Leave the pictures out and copy exactly the lines from the line containing "Emit a LaTeX" to the line containing "(0,0) rectangle (1000,449);", both lines included.

►

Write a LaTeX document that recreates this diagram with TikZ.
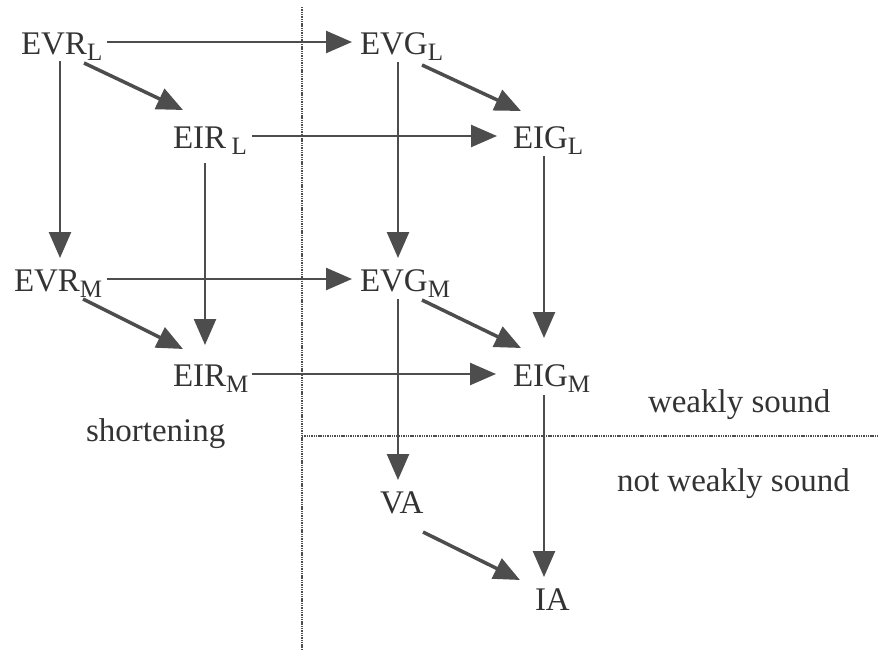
\documentclass[tikz,border=0pt]{standalone}
\usepackage{fontspec}
\setmainfont{Liberation Serif}
\usetikzlibrary{arrows.meta,calc}
\definecolor{ink}{HTML}{333333}
\definecolor{linec}{HTML}{4D4D4D}
\newcommand\mysub[1]{\raisebox{-6pt}{\fontsize{25}{25}\selectfont #1}}
\begin{document}
\begin{tikzpicture}[x=1pt,y=-1pt,
  lbl/.style={anchor=base west,inner sep=0pt,outer sep=0pt,text depth=0pt,text=ink,font=\fontsize{33}{38}\selectfont},
  arr/.style={draw=linec,line width=2.5pt,-{Triangle[length=26pt,width=22pt,fill=linec]}},
  darr/.style={arr,line width=3.5pt},
  sep/.style={draw=linec,line width=2pt,dash pattern=on 1.4pt off 0.9pt}]
\useasboundingbox (0,0) rectangle (878,653);
% nodes
\node[lbl] (EVRL) at (21,54) {EVR\mysub{L}};
\node[lbl] (EVGL) at (360,54) {EVG\mysub{L}};
\node[lbl] (EIRL) at (173,148) {EIR\,\mysub{L}};
\node[lbl] (EIGL) at (513,148) {EIG\mysub{L}};
\node[lbl] (EVRM) at (14,291) {EVR\mysub{M}};
\node[lbl] (EVGM) at (360,291) {EVG\mysub{M}};
\node[lbl] (EIRM) at (173,386) {EIR\mysub{M}};
\node[lbl] (EIGM) at (513,386) {EIG\mysub{M}};
\node[lbl] (VA) at (380,513) {VA};
\node[lbl] (IA) at (535,610) {IA};
\node[lbl] (short) at (86,441) {shortening};
\node[lbl] (ws) at (648,412) {weakly sound};
\node[lbl] (nws) at (617,491) {not weakly sound};
% separators
\coordinate (vtop) at (302,7);
\coordinate (vbot) at (302,650);
\coordinate (hleft) at (302,436);
\coordinate (hright) at (878,436);
\draw[sep] (vtop) -- (vbot);
\draw[sep] (hleft) -- (hright);
% arrows
\draw[arr] ($(EVRL.south west)+(86,-12)$) -- ($(EVGL.south west)+(-8,-12)$);
\draw[darr] ($(EVRL.south west)+(63,9)$) -- ($(EIRL.south west)+(10,-38)$);
\draw[arr] ($(EVRL.south west)+(39,7)$) -- ($(EVRM.south west)+(46,-33)$);
\draw[darr] ($(EVGL.south west)+(62,11)$) -- ($(EIGL.south west)+(8,-37)$);
\draw[arr] ($(EVGL.south west)+(38,8)$) -- ($(EVGM.south west)+(38,-33)$);
\draw[arr] ($(EIRL.south west)+(79,-12)$) -- ($(EIGL.south west)+(-16,-12)$);
\draw[arr] ($(EIRL.south west)+(32,15)$) -- ($(EIRM.south west)+(32,-41)$);
\draw[arr] ($(EIGL.south west)+(31,8)$) -- ($(EIGM.south west)+(31,-48)$);
\draw[arr] ($(EVRM.south west)+(93,-12)$) -- ($(EVGM.south west)+(-8,-12)$);
\draw[darr] ($(EVRM.south west)+(69,8)$) -- ($(EIRM.south west)+(10,-37)$);
\draw[darr] ($(EVGM.south west)+(62,9)$) -- ($(EIGM.south west)+(8,-38)$);
\draw[arr] ($(EVGM.south west)+(38,8)$) -- ($(VA.south west)+(18,-33)$);
\draw[arr] ($(EIRM.south west)+(79,-12)$) -- ($(EIGM.south west)+(-17,-12)$);
\draw[arr] ($(EIGM.south west)+(31,9)$) -- ($(IA.south west)+(9,-33)$);
\draw[darr] ($(VA.south west)+(43,19)$) -- ($(IA.south west)+(-15,-30)$);
\end{tikzpicture}
\end{document}
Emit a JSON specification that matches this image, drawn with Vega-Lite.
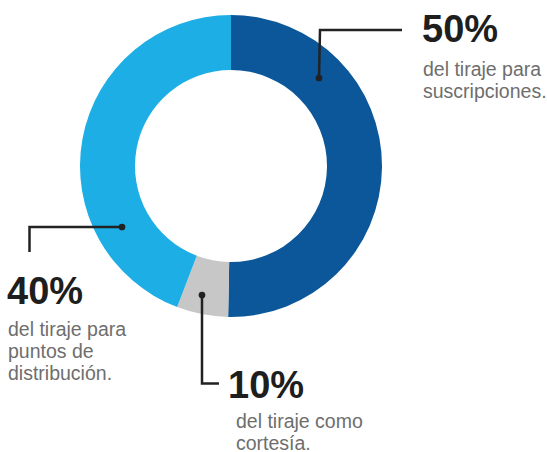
{
  "$schema": "https://vega.github.io/schema/vega-lite/v6.json",
  "width": 547,
  "height": 452,
  "padding": 0,
  "autosize": {"type": "none"},
  "background": "white",
  "config": {"view": {"stroke": null}, "font": "Liberation Sans"},
  "datasets": {
    "segmentos": [
      {"segmento": "Suscripciones", "valor": 50.3, "orden": 1},
      {"segmento": "Cortesía", "valor": 5.5, "orden": 2},
      {"segmento": "Puntos de distribución", "valor": 44.2, "orden": 3}
    ],
    "guias": [
      {"guia": "suscripciones", "seq": 0, "px": 319, "py": 78},
      {"guia": "suscripciones", "seq": 1, "px": 320, "py": 30},
      {"guia": "suscripciones", "seq": 2, "px": 402, "py": 30},
      {"guia": "distribucion", "seq": 0, "px": 122, "py": 227},
      {"guia": "distribucion", "seq": 1, "px": 29.5, "py": 227},
      {"guia": "distribucion", "seq": 2, "px": 29.5, "py": 252},
      {"guia": "cortesia", "seq": 0, "px": 202, "py": 295},
      {"guia": "cortesia", "seq": 1, "px": 202, "py": 383.5},
      {"guia": "cortesia", "seq": 2, "px": 219, "py": 383.5}
    ],
    "textos": [
      {"tipo": "cifra", "texto": "50%", "px": 422, "py": 42},
      {"tipo": "desc", "texto": "del tiraje para", "px": 423, "py": 75.5},
      {"tipo": "desc", "texto": "suscripciones.", "px": 423, "py": 97.5},
      {"tipo": "cifra", "texto": "40%", "px": 7, "py": 304},
      {"tipo": "desc", "texto": "del tiraje para", "px": 8, "py": 335.5},
      {"tipo": "desc", "texto": "puntos de", "px": 8, "py": 357.5},
      {"tipo": "desc", "texto": "distribución.", "px": 8, "py": 379.5},
      {"tipo": "cifra", "texto": "10%", "px": 228, "py": 398},
      {"tipo": "desc", "texto": "del tiraje como", "px": 236, "py": 428},
      {"tipo": "desc", "texto": "cortesía.", "px": 236, "py": 449.5}
    ]
  },
  "layer": [
    {
      "data": {"name": "segmentos"},
      "mark": {"type": "arc", "innerRadius": 96, "outerRadius": 151},
      "encoding": {
        "theta": {"field": "valor", "type": "quantitative", "stack": true},
        "order": {"field": "orden", "type": "quantitative"},
        "color": {
          "field": "segmento",
          "type": "nominal",
          "scale": {
            "domain": ["Suscripciones", "Cortesía", "Puntos de distribución"],
            "range": ["#0B5799", "#C7C7C7", "#1CAEE5"]
          },
          "legend": null
        },
        "x": {"datum": 231, "type": "quantitative", "scale": {"domain": [0, 547], "nice": false, "zero": false}, "axis": null},
        "y": {"datum": 166, "type": "quantitative", "scale": {"domain": [0, 452], "nice": false, "zero": false, "reverse": true}, "axis": null}
      }
    },
    {
      "data": {"name": "guias"},
      "mark": {"type": "line", "color": "#222222", "strokeWidth": 2.5, "strokeJoin": "miter", "strokeCap": "butt"},
      "encoding": {
        "x": {"field": "px", "type": "quantitative", "axis": null},
        "y": {"field": "py", "type": "quantitative", "axis": null},
        "detail": {"field": "guia"},
        "order": {"field": "seq", "type": "quantitative"}
      }
    },
    {
      "data": {"name": "guias"},
      "transform": [{"filter": "datum.seq == 0"}],
      "mark": {"type": "point", "filled": true, "color": "#222222", "opacity": 1, "size": 45},
      "encoding": {
        "x": {"field": "px", "type": "quantitative", "axis": null},
        "y": {"field": "py", "type": "quantitative", "axis": null}
      }
    },
    {
      "data": {"name": "textos"},
      "transform": [{"filter": "datum.tipo == 'cifra'"}],
      "mark": {"type": "text", "align": "left", "baseline": "alphabetic", "fontSize": 38, "fontWeight": "bold", "color": "#1E1E1E", "font": "Liberation Sans"},
      "encoding": {
        "x": {"field": "px", "type": "quantitative", "axis": null},
        "y": {"field": "py", "type": "quantitative", "axis": null},
        "text": {"field": "texto"}
      }
    },
    {
      "data": {"name": "textos"},
      "transform": [{"filter": "datum.tipo == 'desc'"}],
      "mark": {"type": "text", "align": "left", "baseline": "alphabetic", "fontSize": 19.5, "color": "#6E6E6E", "font": "Liberation Sans"},
      "encoding": {
        "x": {"field": "px", "type": "quantitative", "axis": null},
        "y": {"field": "py", "type": "quantitative", "axis": null},
        "text": {"field": "texto"}
      }
    }
  ]
}
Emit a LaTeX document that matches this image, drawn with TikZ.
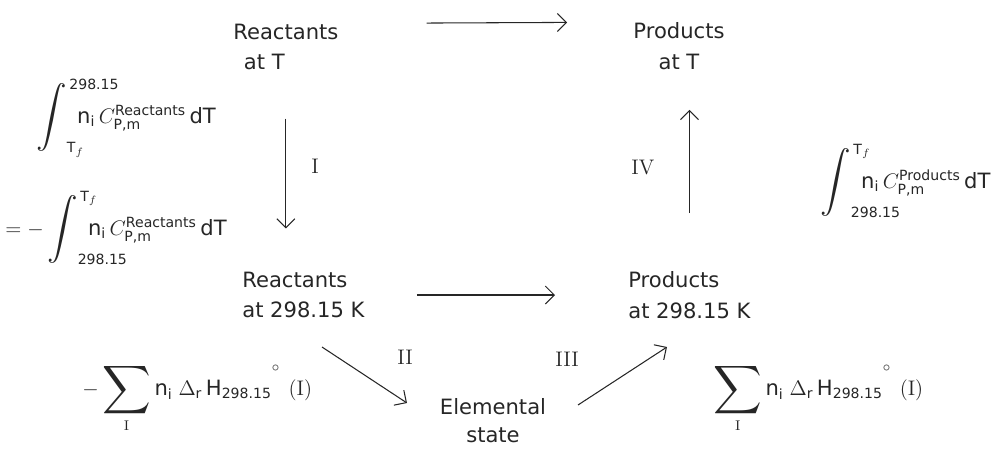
\documentclass[tikz,border=0pt]{standalone}
\usepackage{amsmath}
\usepackage[no-math]{fontspec}
\setmainfont{DejaVu Sans}
\usepackage{tikz}
\usetikzlibrary{arrows.meta}

\newcommand{\cpint}[3]{\mathop{\vcenter{\hbox{\scalebox{1.45}{$\displaystyle\int$}}}}\nolimits_{\rlap{$\scriptstyle#1$}}^{\rlap{$\scriptstyle\,#2$}}\;\text{n}_{\text{i}}\,C_{\text{P,m}}^{\text{#3}}\,\text{dT}}
\newcommand{\hsum}{\mathop{\vcenter{\hbox{\scalebox{1.6}{$\displaystyle\sum$}}}}\limits_{\mathrm{I}}\text{n}_{\text{i}}\;\Delta_{\text{r}}\,\text{H}_{\text{298.15}}\raisebox{2.1ex}{$\scriptstyle\circ$}\;\,(\mathrm{I})}

\begin{document}
\begin{tikzpicture}[x=0.2mm,y=-0.2mm,font=\fontsize{12}{17.5}\selectfont,
    every node/.style={inner sep=0pt,text=black!85},
    arr/.style={-{Straight Barb[length=1.8mm,width=3.6mm]},line width=0.6pt,black!85}]
\useasboundingbox (0,0) rectangle (1000,449);

% states
\node[anchor=west,align=left] (rT) at (233,47) {Reactants\\\hspace{0.5em}at T};
\node[align=center] (pT) at (679,46) {Products\\at T};
\node[anchor=west,align=left] (r298) at (242,295) {Reactants\\at 298.15 K};
\node[anchor=west,align=left] (p298) at (628,295) {Products\\at 298.15 K};
\node[align=center,font=\fontsize{12}{16}\selectfont] (elem) at (493,421) {Elemental\\state};

% steps
\draw[arr,shorten <=17.6mm,shorten >=13.2mm] (rT.north east) -- (pT.north west);
\draw[arr,shorten <=10.4mm,shorten >=14.6mm] (r298) -- (p298);
\draw[arr,shorten <=9.6mm,shorten >=8.6mm] (rT.south) -- (rT.south |- r298.north);
\draw[arr,shorten <=11.6mm,shorten >=8mm] (p298.north) -- (p298.north |- pT.south);
\coordinate (iiA) at (322,347);
\coordinate (iiB) at (407,403);
\coordinate (iiiA) at (578,405);
\coordinate (iiiB) at (667,347);
\draw[arr] (iiA) -- (iiB);
\draw[arr] (iiiA) -- (iiiB);

\node (lI) at (315,166) {$\mathrm{I}$};
\node (lIV) at (643,167) {$\mathrm{IV}$};
\node (lII) at (405,357) {$\mathrm{II}$};
\node (lIII) at (567,359) {$\mathrm{III}$};

% enthalpy terms
\node[anchor=west] (intA) at (36,118) {$\cpint{\text{T}_f}{\text{298.15}}{Reactants}$};
\node[anchor=west] (intB) at (5,228) {$=-\cpint{\text{298.15}}{\text{T}_f}{Reactants}$};
\node[anchor=west] (intC) at (820,181) {$\cpint{\text{298.15}}{\text{T}_f}{Products}$};
\node[anchor=west] (sumL) at (82,398) {$-\hsum$};
\node[anchor=west] (sumR) at (713,398) {$\hsum$};
\end{tikzpicture}
\end{document}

◄

▶ _RESULT BELOW_:
Emit a LaTeX document that matches this image, drawn with TikZ.
\documentclass[tikz,border=0pt]{standalone}
\usepackage{amsmath}
\usepackage[no-math]{fontspec}
\setmainfont{DejaVu Sans}
\usepackage{tikz}
\usetikzlibrary{arrows.meta}

\newcommand{\cpint}[3]{\mathop{\vcenter{\hbox{\scalebox{1.45}{$\displaystyle\int$}}}}\nolimits_{\rlap{$\scriptstyle#1$}}^{\rlap{$\scriptstyle\,#2$}}\;\text{n}_{\text{i}}\,C_{\text{P,m}}^{\text{#3}}\,\text{dT}}
\newcommand{\hsum}{\mathop{\vcenter{\hbox{\scalebox{1.6}{$\displaystyle\sum$}}}}\limits_{\mathrm{I}}\text{n}_{\text{i}}\;\Delta_{\text{r}}\,\text{H}_{\text{298.15}}\raisebox{2.1ex}{$\scriptstyle\circ$}\;\,(\mathrm{I})}

\begin{document}
\begin{tikzpicture}[x=0.2mm,y=-0.2mm,font=\fontsize{12}{17.5}\selectfont,
    every node/.style={inner sep=0pt,text=black!85},
    arr/.style={-{Straight Barb[length=1.8mm,width=3.6mm]},line width=0.6pt,black!85}]
\useasboundingbox (0,0) rectangle (1000,449);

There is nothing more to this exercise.